Por favor, no disparen al pianista (lo hace lo mejor que puede)
GETAFE/El rincón del lector (30/01/2017) – Antes que las películas del Oeste fueran el reclamo de 13Tv (y otros canales de la carcundia) para tener enganchados a nuestros mayores y, entre película y película, infectarles el cerebro con mensajes tóxicos; fueron una compañía que nos hacía más llevaderas las sobremesas de sábados y domingos cuando solo había dos canales de televisión: la “normal” y el UHF.

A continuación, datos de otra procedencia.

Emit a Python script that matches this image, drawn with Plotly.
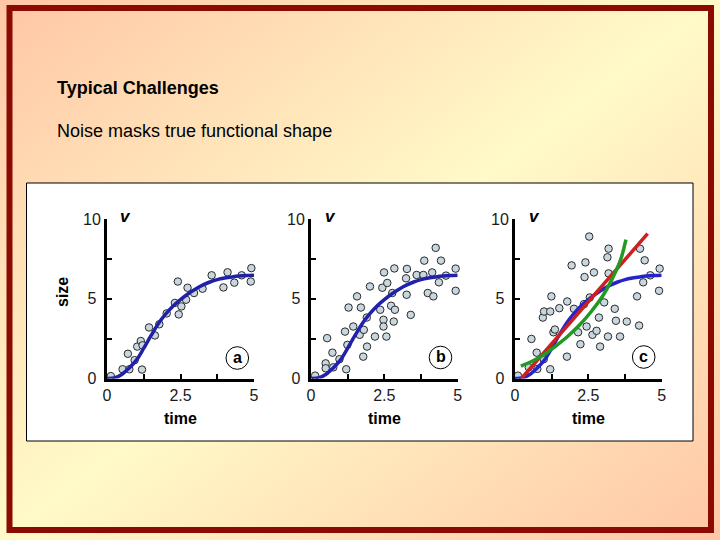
import base64
import plotly.graph_objects as go

W, H = 720, 540

# ---------------- data ----------------
a_x = [0.13, 0.53, 0.76, 0.71, 0.94, 1.03, 1.15, 1.21, 1.19, 1.43, 1.63, 1.78, 2.03, 2.31,
       2.44, 2.41, 2.53, 2.69, 2.74, 2.96, 3.25, 3.56, 3.96, 4.10, 4.33, 4.58, 4.89, 4.91]
a_y = [0.15, 0.58, 0.58, 1.55, 1.15, 2.00, 2.35, 2.08, 0.56, 3.20, 2.70, 3.40, 4.08, 4.74,
       4.02, 6.08, 4.52, 4.94, 5.69, 5.36, 5.63, 6.47, 5.71, 6.66, 6.01, 6.47, 6.08, 6.92]

b_x = [0.14, 0.50, 0.50, 0.55, 0.76, 0.73, 0.97, 1.20, 1.16, 1.24, 1.28, 1.44, 1.57, 1.70,
       1.66, 1.78, 1.80, 1.90, 1.91, 2.01, 2.18, 2.36, 2.43, 2.47, 2.47, 2.49, 2.60, 2.57,
       2.73, 2.77, 2.84, 2.86, 2.82, 3.24, 3.27, 3.26, 3.40, 3.60, 3.83, 3.86, 3.98, 4.13,
       4.17, 4.25, 4.43, 4.36, 4.60, 4.93, 4.93]
b_y = [0.18, 0.95, 0.64, 2.53, 0.70, 1.62, 1.21, 0.58, 2.94, 2.11, 4.45, 3.26, 5.15, 4.45,
       2.74, 1.37, 3.05, 3.82, 2.00, 5.77, 2.63, 4.31, 5.69, 3.68, 3.26, 6.65, 5.99, 2.63,
       4.56, 5.36, 6.90, 4.31, 3.57, 6.28, 6.87, 5.25, 3.99, 6.49, 6.49, 7.39, 5.36, 6.65,
       5.15, 8.19, 7.39, 6.03, 6.45, 6.89, 5.50]

c_x = [0.10, 0.47, 0.56, 0.74, 0.76, 0.98, 0.95, 0.99, 1.20, 1.20, 1.24, 1.31, 1.36, 1.51,
       1.77, 1.78, 1.93, 2.01, 2.15, 2.23, 2.37, 2.40, 2.44, 2.35, 2.53, 2.55, 2.64, 2.69,
       2.78, 2.90, 2.86, 3.04, 3.17, 3.15, 3.19, 3.19, 3.40, 3.44, 3.58, 3.81, 4.23, 4.16,
       4.26, 4.42, 4.37, 4.61, 4.93, 4.91]
c_y = [0.18, 0.70, 2.48, 1.62, 0.60, 1.21, 3.82, 4.20, 4.20, 0.58, 5.15, 2.90, 3.07, 4.41,
       1.37, 4.83, 7.09, 4.37, 2.90, 2.15, 6.36, 7.28, 3.26, 4.66, 8.90, 5.08, 2.74, 6.65,
       2.99, 2.00, 3.82, 4.77, 2.63, 7.60, 8.14, 6.59, 4.37, 3.62, 2.63, 3.57, 3.32, 5.15,
       8.14, 7.41, 6.03, 6.47, 6.89, 5.50]

# true functional shape (blue)
true_x = [0, 0.25, 0.5, 0.75, 1.0, 1.25, 1.5, 1.75, 2.0, 2.25, 2.5, 2.75, 3.0, 3.25, 3.5,
          3.75, 4.0, 4.25, 4.5, 4.75, 5.0]
true_y = [0, 0.03, 0.25, 0.65, 1.15, 1.9, 2.7, 3.45, 4.05, 4.55, 4.95, 5.3, 5.6, 5.85,
          6.05, 6.2, 6.3, 6.37, 6.42, 6.45, 6.47]

# linear fit (red) and curved fit (green) in panel c
lin_x = [0.22, 4.52]
lin_y = [0.0, 9.08]
grn_x = [0.2, 0.6, 1.0, 1.4, 1.8, 2.2, 2.6, 3.0, 3.3, 3.6, 3.78]
grn_y = [0.78, 1.1, 1.5, 2.05, 2.65, 3.35, 4.2, 5.2, 6.2, 7.45, 8.7]

x_tickvals = [0, 1.25, 2.5, 3.75, 5]
x_ticktext = ["0", "", "2.5", "", "5"]
y_tickvals = [0, 2.5, 5, 7.5, 10]
y_ticktext = ["0\u00a0", "", "5\u00a0", "", "10"]

panel_letters = ["a", "b", "c"]

# ---------------- layout helpers ----------------
FONT = "Liberation Sans, Arial, sans-serif"


def px(x):
    return x / W


def py(y):
    return 1 - y / H


panel_x_px = [(107, 254), (311, 457.7), (515, 661.7)]
panel_y_px = (378.5, 219)
letter_circles = [(237.3, 358), (440.5, 357.5), (643.7, 357)]
v_pos = [126, 330.5, 534]

fig = go.Figure()

panels = [(a_x, a_y), (b_x, b_y), (c_x, c_y)]
MARKER = dict(size=7.5, color="#c8d6de", line=dict(color="#2a2a2a", width=1))
BLUES = ["#2121a8", "#2121ac", "#2424c8"]

for i, (sx, sy) in enumerate(panels):
    xa = "x" if i == 0 else f"x{i+1}"
    ya = "y" if i == 0 else f"y{i+1}"
    fig.add_trace(go.Scatter(x=sx, y=sy, mode="markers", marker=MARKER,
                             xaxis=xa, yaxis=ya, cliponaxis=False, showlegend=False,
                             hoverinfo="skip"))
    fig.add_trace(go.Scatter(x=true_x, y=true_y, mode="lines",
                             line=dict(color=BLUES[i], width=3.5, shape="spline"),
                             xaxis=xa, yaxis=ya, showlegend=False, hoverinfo="skip"))
    if i == 2:
        fig.add_trace(go.Scatter(x=lin_x, y=lin_y, mode="lines",
                                 line=dict(color="#cc1f1f", width=3.5),
                                 xaxis=xa, yaxis=ya, showlegend=False, hoverinfo="skip"))
        fig.add_trace(go.Scatter(x=grn_x, y=grn_y, mode="lines",
                                 line=dict(color="#229922", width=3.5, shape="spline"),
                                 xaxis=xa, yaxis=ya, showlegend=False, hoverinfo="skip"))

axis_common = dict(showgrid=False, zeroline=False, showline=True, linecolor="black",
                   linewidth=3, ticks="inside", tickcolor="black", tickwidth=1.5,
                   ticklen=5, tickfont=dict(family=FONT, size=16, color="#1a1a1a"),
                   fixedrange=True, automargin=False)

layout_axes = {}
for i in range(3):
    sfx = "" if i == 0 else str(i + 1)
    x0, x1 = panel_x_px[i]
    layout_axes["xaxis" + sfx] = dict(axis_common, domain=[px(x0), px(x1)], range=[0, 5],
                                      tickmode="array", tickvals=x_tickvals,
                                      ticktext=x_ticktext, anchor="y" + sfx)
    layout_axes["yaxis" + sfx] = dict(axis_common, domain=[py(panel_y_px[0]), py(panel_y_px[1])],
                                      range=[0, 10], tickmode="array", tickvals=y_tickvals,
                                      ticktext=y_ticktext, anchor="x" + sfx)

# background gradient (decoration)
svg = f'''<svg xmlns="http://www.w3.org/2000/svg" width="{W}" height="{H}" viewBox="0 0 {W} {H}" preserveAspectRatio="none">
<defs><linearGradient id="g" x1="0" y1="0" x2="1" y2="1">
<stop offset="0" stop-color="#ffc6a6"/>
<stop offset="0.5" stop-color="#fffac8"/>
<stop offset="1" stop-color="#ffc6a6"/>
</linearGradient></defs>
<rect x="0" y="0" width="{W}" height="{H}" fill="url(#g)"/>
</svg>'''
src = "data:image/svg+xml;base64," + base64.b64encode(svg.encode()).decode()

shapes = [
    dict(type="rect", xref="paper", yref="paper", x0=px(9.5), x1=px(711), y0=py(530), y1=py(8),
         line=dict(color="#8b0a04", width=6), fillcolor="rgba(0,0,0,0)", layer="below"),
    dict(type="rect", xref="paper", yref="paper", x0=px(26.5), x1=px(693), y0=py(441), y1=py(183),
         line=dict(color="black", width=1), fillcolor="white", layer="below"),
]
for (cx, cy) in letter_circles:
    shapes.append(dict(type="circle", xref="paper", yref="paper", xsizemode="pixel",
                       ysizemode="pixel", xanchor=px(cx), yanchor=py(cy),
                       x0=-11.3, x1=11.3, y0=-11.3, y1=11.3,
                       line=dict(color="black", width=1), fillcolor="white"))

annotations = [
    dict(text="<b>Typical Challenges</b>", x=px(55), y=py(88), xanchor="left", yanchor="middle",
         font=dict(family=FONT, size=18, color="black")),
    dict(text="Noise masks true functional shape", x=px(55), y=py(130.5), xanchor="left",
         yanchor="middle", font=dict(family=FONT, size=18, color="black")),
    dict(text="<b>size</b>", x=px(62), y=py(292), xanchor="center", yanchor="middle",
         textangle=-90, font=dict(family=FONT, size=16, color="black")),
]
for i in range(3):
    x0, x1 = panel_x_px[i]
    annotations.append(dict(text="<b>time</b>", x=px((x0 + x1) / 2), y=py(418),
                            xanchor="center", yanchor="middle",
                            font=dict(family=FONT, size=16, color="black")))
    annotations.append(dict(text="<b><i>v</i></b>", x=px(v_pos[i]), y=py(216),
                            xanchor="center", yanchor="middle",
                            font=dict(family=FONT, size=17, color="black")))
    cx, cy = letter_circles[i]
    annotations.append(dict(text=f"<b>{panel_letters[i]}</b>", x=px(cx), y=py(cy - 1),
                            xanchor="center", yanchor="middle",
                            font=dict(family=FONT, size=16, color="black")))
for a in annotations:
    a.update(xref="paper", yref="paper", showarrow=False)

fig.update_layout(
    width=W, height=H, autosize=False,
    margin=dict(l=0, r=0, t=0, b=0, pad=0, autoexpand=False),
    paper_bgcolor="#ffe6bf", plot_bgcolor="rgba(0,0,0,0)",
    images=[dict(source=src, xref="paper", yref="paper", x=0, y=1, sizex=1, sizey=1,
                 sizing="stretch", xanchor="left", yanchor="top", layer="below")],
    shapes=shapes, annotations=annotations, showlegend=False,
    **layout_axes,
)

fig.write_html("out.html")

Este cine tiene un esquema simple pero muy eficaz: Hay buenos, investidos de nobleza, buenos deseos, paciencia franciscana y una causa por la que merece la pena morir; los malos son crueles, desalmados, presos de una ambición enfermiza y sus bajos instintos dictan cada paso que dan. No había conflictos en el espectador y era muy fácil alinearse con el bueno y su duro penar por la vida en pos de su horizonte vital. Tampoco faltaba una pelea memorable en el saloon del pueblo, culminada por un tiroteo donde moría un secundario importante y al bueno le daban un tiro en el hombro. Hasta ahí todo discurría según el esquema clásico.
Con el tiempo, se dio la circunstancia que, en la posiciones tomadas por buenos y malos, había matices que enredaban el guión y aparecía un personaje que daba alegría al ambiente con su música, sus legendarias borracheras y una secreta amistad nunca confesada con una de las partes: el pianista. Nadie reparaba en él pero cuando faltaba se le echaba de menos, a todos les parecía prescindible pero en su ausencia el silencio se hacía denso y pesado, todos habían pensado alguna vez que estaría bien emplear en otra cosa el poco dinero que cobraba pero su sonrisa amarillenta de whisky y tabaco se contagiaba a todo el saloon. Solo con pasar por las inmediaciones, al oír la música, se sabía si había ambiente o era todo aburrido; era el termómetro que medía lo acalorado de las discusiones y nos gustaba. Qué le vamos a hacer, le habíamos cogido cariño.
Los tiroteos en el saloon de hoy se resumen en dimes y diretes en el Salón de Plenos, escaramuzas en las redes sociales, algunos puñetazos simbólicos entre los partidarios de unos y de otros y, con más frecuencia de la recomendable, actuaciones del sheriff que acaban en el juzgado y, a veces, en la cárcel. El pianista aporrea teclas de un ordenador y, aunque comenzó en el oficio por nobles ideales, solo trata de sobrevivir del modo más digno a las balas que silban a su alrededor y, con frecuencia, se pregunta si merece la pena soportar tanta infamia por unos pocos euros, a tanto la palabra. Como en el Oeste, los malos solo lo toleran cuando toca machaconamente, una y otra vez, la misma canción, la que les regala el oído y sueltan espumarajos de odio cuando suena un ritmo que les desagrada con una letra que juzgan detestable. ¿Y los buenos? Los buenos, suponiendo que los haya, no reparan en su presencia salvo cuando se equivocan de nota y, en ese caso, se lo recriminan agriamente.
Sea como fuere, a los humildes granjeros que trabajamos las áridas tierras del pueblo, no nos viene mal movernos a un ritmillo vivaracho de vez en cuando, bailar si queremos o mover el pie al compás de la música. Nos hace sonreír a veces y ponernos a reflexionar en modo solemne en otras, de modo que, POR FAVOR, NO DISPAREN AL PIANISTA (LO HACE LO MEJOR QUE PUEDE).